====== RECORDED DATA ======

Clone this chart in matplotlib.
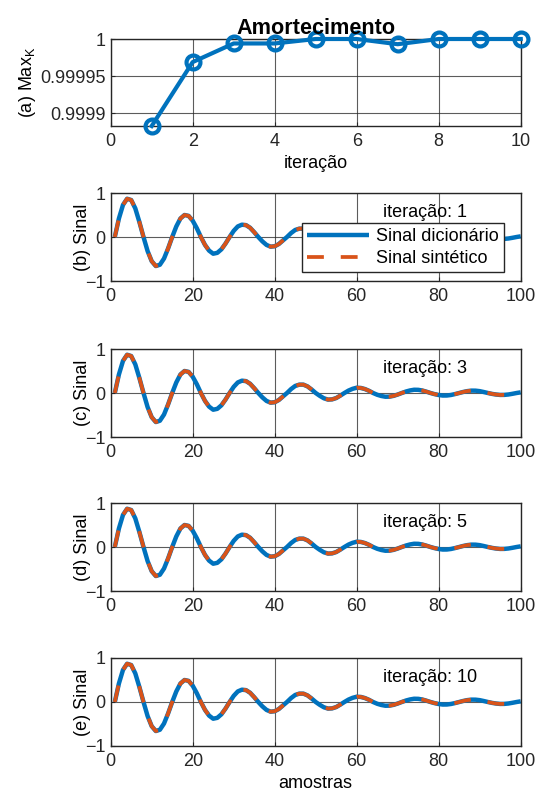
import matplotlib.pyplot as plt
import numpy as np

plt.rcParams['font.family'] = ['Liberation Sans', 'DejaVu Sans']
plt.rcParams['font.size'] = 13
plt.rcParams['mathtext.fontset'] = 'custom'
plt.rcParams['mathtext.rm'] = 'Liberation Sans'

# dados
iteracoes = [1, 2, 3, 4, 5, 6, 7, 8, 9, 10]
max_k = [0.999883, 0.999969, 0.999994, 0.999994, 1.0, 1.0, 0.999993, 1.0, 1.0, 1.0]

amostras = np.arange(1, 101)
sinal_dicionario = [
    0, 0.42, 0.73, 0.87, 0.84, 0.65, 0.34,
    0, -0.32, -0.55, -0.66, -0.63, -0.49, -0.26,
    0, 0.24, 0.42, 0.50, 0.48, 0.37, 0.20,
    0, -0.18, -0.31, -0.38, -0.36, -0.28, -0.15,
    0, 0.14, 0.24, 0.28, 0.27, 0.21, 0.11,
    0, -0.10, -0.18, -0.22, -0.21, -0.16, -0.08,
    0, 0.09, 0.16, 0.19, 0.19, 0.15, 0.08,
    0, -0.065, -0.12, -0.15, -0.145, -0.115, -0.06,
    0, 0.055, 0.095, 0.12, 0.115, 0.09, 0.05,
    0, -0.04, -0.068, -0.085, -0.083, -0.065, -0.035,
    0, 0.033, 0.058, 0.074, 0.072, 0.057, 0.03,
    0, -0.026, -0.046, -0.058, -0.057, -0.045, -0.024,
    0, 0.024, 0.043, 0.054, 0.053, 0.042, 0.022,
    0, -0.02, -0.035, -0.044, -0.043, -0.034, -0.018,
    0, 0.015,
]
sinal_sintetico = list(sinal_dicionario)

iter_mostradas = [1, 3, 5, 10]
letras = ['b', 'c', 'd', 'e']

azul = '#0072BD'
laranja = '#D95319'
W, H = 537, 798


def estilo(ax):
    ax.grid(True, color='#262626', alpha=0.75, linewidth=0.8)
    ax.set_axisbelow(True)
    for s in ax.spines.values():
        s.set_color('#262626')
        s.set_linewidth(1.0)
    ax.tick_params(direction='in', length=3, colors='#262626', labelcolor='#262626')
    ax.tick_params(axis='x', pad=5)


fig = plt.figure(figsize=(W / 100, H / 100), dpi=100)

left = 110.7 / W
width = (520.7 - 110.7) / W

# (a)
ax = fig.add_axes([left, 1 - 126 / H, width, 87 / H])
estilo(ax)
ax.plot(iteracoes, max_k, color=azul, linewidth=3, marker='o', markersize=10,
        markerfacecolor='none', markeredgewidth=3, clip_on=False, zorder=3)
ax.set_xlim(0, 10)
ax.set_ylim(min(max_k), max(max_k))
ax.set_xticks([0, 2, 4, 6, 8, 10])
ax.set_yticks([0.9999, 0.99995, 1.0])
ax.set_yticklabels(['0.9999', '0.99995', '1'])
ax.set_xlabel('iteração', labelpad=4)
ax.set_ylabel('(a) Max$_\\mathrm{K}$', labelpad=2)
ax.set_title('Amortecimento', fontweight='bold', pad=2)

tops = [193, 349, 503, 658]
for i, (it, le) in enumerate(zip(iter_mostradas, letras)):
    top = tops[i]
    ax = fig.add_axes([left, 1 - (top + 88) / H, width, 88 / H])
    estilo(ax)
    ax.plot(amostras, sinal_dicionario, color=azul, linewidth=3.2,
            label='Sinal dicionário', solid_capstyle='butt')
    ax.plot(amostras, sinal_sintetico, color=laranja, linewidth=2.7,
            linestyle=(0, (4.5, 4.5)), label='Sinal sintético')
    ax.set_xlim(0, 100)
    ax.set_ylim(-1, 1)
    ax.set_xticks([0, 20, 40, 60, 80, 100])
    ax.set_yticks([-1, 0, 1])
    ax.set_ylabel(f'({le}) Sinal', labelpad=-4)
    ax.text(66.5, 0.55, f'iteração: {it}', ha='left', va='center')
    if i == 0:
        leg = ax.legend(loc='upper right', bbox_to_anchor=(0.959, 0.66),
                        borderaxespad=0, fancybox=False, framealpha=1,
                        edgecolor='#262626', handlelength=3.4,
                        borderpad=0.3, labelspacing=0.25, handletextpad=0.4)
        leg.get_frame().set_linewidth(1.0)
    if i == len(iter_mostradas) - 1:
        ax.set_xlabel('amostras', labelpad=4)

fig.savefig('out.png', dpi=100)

======

--- EXERCISE OBJECTIVE ---
Pictures are excluded: retype only the lines from the beginning of the listing above through the line with "W, H = 537, 798", both included.

--- FULL RESPONSE ---
Clone this chart in matplotlib.
import matplotlib.pyplot as plt
import numpy as np

plt.rcParams['font.family'] = ['Liberation Sans', 'DejaVu Sans']
plt.rcParams['font.size'] = 13
plt.rcParams['mathtext.fontset'] = 'custom'
plt.rcParams['mathtext.rm'] = 'Liberation Sans'

# dados
iteracoes = [1, 2, 3, 4, 5, 6, 7, 8, 9, 10]
max_k = [0.999883, 0.999969, 0.999994, 0.999994, 1.0, 1.0, 0.999993, 1.0, 1.0, 1.0]

amostras = np.arange(1, 101)
sinal_dicionario = [
    0, 0.42, 0.73, 0.87, 0.84, 0.65, 0.34,
    0, -0.32, -0.55, -0.66, -0.63, -0.49, -0.26,
    0, 0.24, 0.42, 0.50, 0.48, 0.37, 0.20,
    0, -0.18, -0.31, -0.38, -0.36, -0.28, -0.15,
    0, 0.14, 0.24, 0.28, 0.27, 0.21, 0.11,
    0, -0.10, -0.18, -0.22, -0.21, -0.16, -0.08,
    0, 0.09, 0.16, 0.19, 0.19, 0.15, 0.08,
    0, -0.065, -0.12, -0.15, -0.145, -0.115, -0.06,
    0, 0.055, 0.095, 0.12, 0.115, 0.09, 0.05,
    0, -0.04, -0.068, -0.085, -0.083, -0.065, -0.035,
    0, 0.033, 0.058, 0.074, 0.072, 0.057, 0.03,
    0, -0.026, -0.046, -0.058, -0.057, -0.045, -0.024,
    0, 0.024, 0.043, 0.054, 0.053, 0.042, 0.022,
    0, -0.02, -0.035, -0.044, -0.043, -0.034, -0.018,
    0, 0.015,
]
sinal_sintetico = list(sinal_dicionario)

iter_mostradas = [1, 3, 5, 10]
letras = ['b', 'c', 'd', 'e']

azul = '#0072BD'
laranja = '#D95319'
W, H = 537, 798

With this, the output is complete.